Why It Got Dunked On
- This game was infested with microtransactions. Yes, microtransactions in a high-budget AAA game, arguably even more than a free-to-play mobile game despite this game being set at a retail price of 49 dollars, bringing it into the premium games category.
- Literally demanded VC (premium currency in-game) for almost everything. For example, the game gave your avatar an ugly default haircut, and if you wanted a new haircut, you needed 100-150 (formerly 1000-1500) VC points and you couldn't even preview the new haircut. Also, if you wanted to re-apply a hair-cut that you'd already purchased you needed to pay that amount of VC again. Even something as minor as haircuts cost VC.
- You only started off with 6,000 VC (Virtual Currency) and got up to 500 VC per MyCareer match, which you would quickly find out is a very small amount. Putting that in context you'd see that you needed a whole lot of VC to upgrade the overall stats. With 6,000 VC, you could only upgrade your stats enough to upgrade the overall from 60 (the starting amount) to 62. An overall of 60 was far below average in this game.
- The customization options required you to reach a certain stat total to unlock them, requiring you to purchase stat upgrades before you could even choose to buy the items.
- To make microtransactions much worse, various moves (even the most basic moves) and skill moves were locked behind a skill paywall.

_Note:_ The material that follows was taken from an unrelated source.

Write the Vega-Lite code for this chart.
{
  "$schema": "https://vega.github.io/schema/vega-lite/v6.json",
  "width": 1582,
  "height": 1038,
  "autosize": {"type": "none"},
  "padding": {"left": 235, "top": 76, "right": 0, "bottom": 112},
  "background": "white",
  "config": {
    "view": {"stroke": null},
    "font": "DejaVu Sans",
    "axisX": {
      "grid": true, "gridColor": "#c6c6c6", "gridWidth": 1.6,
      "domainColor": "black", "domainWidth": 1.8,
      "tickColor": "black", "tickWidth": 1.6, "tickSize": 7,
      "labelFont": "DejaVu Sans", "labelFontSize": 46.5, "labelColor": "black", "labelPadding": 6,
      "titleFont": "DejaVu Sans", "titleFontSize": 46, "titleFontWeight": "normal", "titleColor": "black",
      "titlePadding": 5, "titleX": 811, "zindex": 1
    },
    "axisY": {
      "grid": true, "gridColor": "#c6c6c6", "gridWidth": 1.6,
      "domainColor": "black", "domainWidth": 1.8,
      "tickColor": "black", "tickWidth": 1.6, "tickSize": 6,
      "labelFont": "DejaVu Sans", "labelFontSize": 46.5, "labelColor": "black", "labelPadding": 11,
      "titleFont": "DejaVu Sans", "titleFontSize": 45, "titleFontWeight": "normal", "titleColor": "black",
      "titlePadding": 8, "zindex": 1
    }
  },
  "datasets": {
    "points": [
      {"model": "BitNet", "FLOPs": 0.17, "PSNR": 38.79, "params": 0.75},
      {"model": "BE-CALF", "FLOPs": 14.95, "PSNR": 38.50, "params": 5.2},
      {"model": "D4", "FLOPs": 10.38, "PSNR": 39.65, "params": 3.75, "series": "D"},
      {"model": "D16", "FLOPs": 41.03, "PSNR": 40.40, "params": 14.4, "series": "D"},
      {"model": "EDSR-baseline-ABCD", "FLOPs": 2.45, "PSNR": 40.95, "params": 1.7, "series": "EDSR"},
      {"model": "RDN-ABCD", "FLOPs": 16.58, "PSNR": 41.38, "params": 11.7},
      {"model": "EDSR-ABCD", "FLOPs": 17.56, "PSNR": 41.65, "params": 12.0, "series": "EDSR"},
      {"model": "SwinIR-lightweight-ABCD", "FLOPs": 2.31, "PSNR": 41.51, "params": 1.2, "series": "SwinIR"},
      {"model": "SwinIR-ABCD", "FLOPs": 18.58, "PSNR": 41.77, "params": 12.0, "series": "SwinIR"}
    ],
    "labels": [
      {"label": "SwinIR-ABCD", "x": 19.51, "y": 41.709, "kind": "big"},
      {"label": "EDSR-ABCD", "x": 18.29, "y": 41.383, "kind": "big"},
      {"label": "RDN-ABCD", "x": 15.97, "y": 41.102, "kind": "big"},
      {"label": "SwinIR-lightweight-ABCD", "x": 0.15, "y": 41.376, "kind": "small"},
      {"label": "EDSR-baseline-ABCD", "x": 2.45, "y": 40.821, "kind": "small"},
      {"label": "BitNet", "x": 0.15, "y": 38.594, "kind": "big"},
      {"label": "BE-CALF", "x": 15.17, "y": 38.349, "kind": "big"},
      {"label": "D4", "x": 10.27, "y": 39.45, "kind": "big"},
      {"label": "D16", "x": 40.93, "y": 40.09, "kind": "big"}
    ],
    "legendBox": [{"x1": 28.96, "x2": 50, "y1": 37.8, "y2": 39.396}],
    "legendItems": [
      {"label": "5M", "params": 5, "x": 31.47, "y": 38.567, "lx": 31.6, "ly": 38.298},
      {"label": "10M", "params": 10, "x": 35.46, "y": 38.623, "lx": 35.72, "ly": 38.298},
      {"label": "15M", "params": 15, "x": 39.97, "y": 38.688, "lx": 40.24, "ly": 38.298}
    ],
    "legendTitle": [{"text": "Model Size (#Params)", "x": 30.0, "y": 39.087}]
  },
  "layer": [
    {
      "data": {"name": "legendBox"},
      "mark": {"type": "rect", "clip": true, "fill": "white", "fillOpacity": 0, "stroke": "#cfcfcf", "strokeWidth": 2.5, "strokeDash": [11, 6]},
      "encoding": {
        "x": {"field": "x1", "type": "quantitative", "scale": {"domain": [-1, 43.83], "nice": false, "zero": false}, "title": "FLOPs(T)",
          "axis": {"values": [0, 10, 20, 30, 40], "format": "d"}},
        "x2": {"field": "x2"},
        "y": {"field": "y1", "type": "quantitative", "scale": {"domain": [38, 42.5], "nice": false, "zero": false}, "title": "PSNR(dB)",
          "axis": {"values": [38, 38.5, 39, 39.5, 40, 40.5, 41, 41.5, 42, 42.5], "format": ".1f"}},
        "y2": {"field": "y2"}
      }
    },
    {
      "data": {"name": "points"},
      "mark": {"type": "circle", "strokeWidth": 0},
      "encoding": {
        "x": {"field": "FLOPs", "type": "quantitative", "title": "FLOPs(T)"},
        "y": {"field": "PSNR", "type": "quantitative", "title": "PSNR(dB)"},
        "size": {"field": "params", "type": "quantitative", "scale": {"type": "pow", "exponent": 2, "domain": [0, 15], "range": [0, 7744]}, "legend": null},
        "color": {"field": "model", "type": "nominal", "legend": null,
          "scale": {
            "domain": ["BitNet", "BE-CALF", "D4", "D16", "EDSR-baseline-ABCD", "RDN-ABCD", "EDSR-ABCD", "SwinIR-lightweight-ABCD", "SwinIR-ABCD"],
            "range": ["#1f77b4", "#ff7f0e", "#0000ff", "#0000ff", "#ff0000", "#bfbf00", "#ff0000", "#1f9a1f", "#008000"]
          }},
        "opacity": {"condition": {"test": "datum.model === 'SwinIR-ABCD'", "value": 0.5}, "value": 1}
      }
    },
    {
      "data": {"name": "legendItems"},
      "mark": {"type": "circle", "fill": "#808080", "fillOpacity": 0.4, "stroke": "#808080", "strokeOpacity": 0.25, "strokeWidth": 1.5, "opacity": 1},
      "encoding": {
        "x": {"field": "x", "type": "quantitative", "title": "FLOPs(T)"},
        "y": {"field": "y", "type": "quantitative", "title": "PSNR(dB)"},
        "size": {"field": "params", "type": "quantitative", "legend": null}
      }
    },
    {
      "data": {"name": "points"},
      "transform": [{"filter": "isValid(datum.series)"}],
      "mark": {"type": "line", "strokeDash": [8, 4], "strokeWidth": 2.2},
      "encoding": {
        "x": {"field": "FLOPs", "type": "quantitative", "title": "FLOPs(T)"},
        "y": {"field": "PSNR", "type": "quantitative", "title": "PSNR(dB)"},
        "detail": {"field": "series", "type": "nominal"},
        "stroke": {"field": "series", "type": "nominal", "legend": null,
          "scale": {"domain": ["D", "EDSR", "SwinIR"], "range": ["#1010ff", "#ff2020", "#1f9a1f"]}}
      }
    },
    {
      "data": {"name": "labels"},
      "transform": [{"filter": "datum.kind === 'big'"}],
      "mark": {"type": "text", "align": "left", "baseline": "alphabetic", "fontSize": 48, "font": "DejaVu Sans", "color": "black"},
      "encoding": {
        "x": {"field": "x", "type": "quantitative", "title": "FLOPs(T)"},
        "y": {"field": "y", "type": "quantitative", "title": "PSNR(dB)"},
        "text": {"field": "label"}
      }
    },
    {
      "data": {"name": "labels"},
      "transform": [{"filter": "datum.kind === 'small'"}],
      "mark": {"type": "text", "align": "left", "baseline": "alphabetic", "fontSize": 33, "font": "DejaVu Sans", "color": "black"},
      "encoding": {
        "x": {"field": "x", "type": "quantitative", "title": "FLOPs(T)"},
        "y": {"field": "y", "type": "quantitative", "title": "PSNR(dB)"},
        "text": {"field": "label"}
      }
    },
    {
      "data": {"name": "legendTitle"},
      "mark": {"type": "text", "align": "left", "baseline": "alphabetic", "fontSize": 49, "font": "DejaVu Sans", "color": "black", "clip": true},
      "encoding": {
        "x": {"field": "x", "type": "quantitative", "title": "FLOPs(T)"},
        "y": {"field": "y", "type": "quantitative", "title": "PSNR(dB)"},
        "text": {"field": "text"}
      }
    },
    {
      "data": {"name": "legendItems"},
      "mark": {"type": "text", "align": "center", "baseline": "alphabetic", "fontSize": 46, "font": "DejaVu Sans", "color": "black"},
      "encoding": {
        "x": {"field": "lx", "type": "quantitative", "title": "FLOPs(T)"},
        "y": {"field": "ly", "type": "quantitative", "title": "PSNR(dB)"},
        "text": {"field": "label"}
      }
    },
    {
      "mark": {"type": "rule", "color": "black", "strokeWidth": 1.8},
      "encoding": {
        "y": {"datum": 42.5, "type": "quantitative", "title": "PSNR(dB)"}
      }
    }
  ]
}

You could not even shoot the ball correctly if you didn't pay VC.
- The stuff you bought with microtransactions were tied to a character, not your account, meaning if you created a new character you had to rebuy everything again. And if you delete the character guess what? You lose the VC you spent with the character you deleted, and you had to buy them again.
- Painfully slow grinding intentionally made to punish players who don't rely significantly on microtransactions, by preventing them from getting enough VC to upgrade stats to get more VC, essentially making the game pay to win.
- And what's worse is that your player barely gets any minutes at the beginning of his career, this also contributes to the slow grinding.
- And when criticized for this? 2K tried to recruit children to be their cannon fodder against critics (and later the Belgium government) and force them to bend the knee to microtransactions.
- Terrible MyCareer story which made zero sense with zero ability to shape the tale.
- Unfairly extreme difficulty, your starter team in MyCareer mode had awful stats, and you'll get beaten by strong teams almost every match.
- It was unfairly difficult to do the MyTeam weekly challenges with the "free" teams given.
- The Neighborhood (the place where you can purchase item and upgrade your characters) was full of creepy avatars.
- Cringeworthy, unskippable, and overly long cutscenes in MyCareer mode which exploits the two hours Steam refund limit by wasting your time and forcing a playtime longer than two hours to start playing, preventing you from refunding the game using that policy.
- 2K bribed various game reviewers to give them high scores for this crappy game. They forced pressure against The Sixth Axis who gave this game a negative 3/10 review score. Not to mention, there used to be an explanation about this on Wikipedia until the page disappeared for some unknown reason.
- It contains lots of shameless game glitches. You can get stuck in the elevator cutscene in MyCourt, for example.
- The MyPark game mode had servers filled with lag and latency issues, and other general glitches despite the feature being in the series since 2K13.
- This game has the worst gameplay in the franchise, you could use any player, regardless of rating and easily blow by any defender (again, regardless of rating) and easily score a bucket, it was also animation based. Sound familiar?
- The series is starting to stagnate due to being the main go-to game for basketball gameplay, with repeated animations and few new features being added.
- After getting backlash for the microtransactions the only thing that 2K Games did to compensate is to reduce the prices of the haircuts. They did nothing else to improve the situation of the game. Even Electronic Arts did more to improve relationships by temporarily shutting down microtransactions in Star Wars Battlefront II and then increasing the speed of progress in the game.
- The worst thing about this is the fact that this series was awesome at one point in time and this unfortunately is what started the downfall of the NBA 2K series.
Redeeming Qualities
- It's visually stunning and it's visuals are a major improvement from 2K17.
- The concept of the neighborhood is very good, and could have been a lot of fun if it wasn't smothered in ads, creepy avatars, and persistent microtransaction begging.
- Just like the previous entries in the series, the controls remain tight and responsive, and the core gameplay is still great. Unfortunately, it is ruined by many of the factors explained above.
- AI has significantly improved, and a match on Hall of Fame is always a challenge.
- Many of the flaws, including pervasive microtransactions, bugs, and a terrible story, are with the MyTeam and MyCareer modes. MyGM, MyLeague, and Play Now are still good.
- The Nintendo Switch version (port wise) is great, it's full featured with graphics that are close to the PS4 and Xbox One versions (unlike another 2K published game on the platform, or even FIFA 18 and 19 for that matter...) even with minor issues like 30FPS frame rate and lesser visuals it still manages to be high quality port for Switch standards.
- The soundtrack is well balanced, with 80's rock, 90's hip-hop, and modern pop/rap and the soundtrack is full of great songs such as "Do What I Want" by Lil Uzi Vert, "Portland" by Drake, Quavo, and Travis Scott, "Nas is Like" by Nas and several others.
- Overall, the game could've been a great 2K, if not the greatest in the series if 2K didn't try any bribery, better game-play, MyCareer not being hot garbage, and the neighborhood being better if it didn't have any flaws.
Reception
Despite generally favorable reviews from critics, thanks to 2K's bribery, the game was heavily panned by Metacritic users with the Xbox One version receiving a score of 1.5, the PS4 version receiving a score of 1.7, the PC version receiving a score of 1.6, and the Nintendo Switch version receiving a score of 4.5.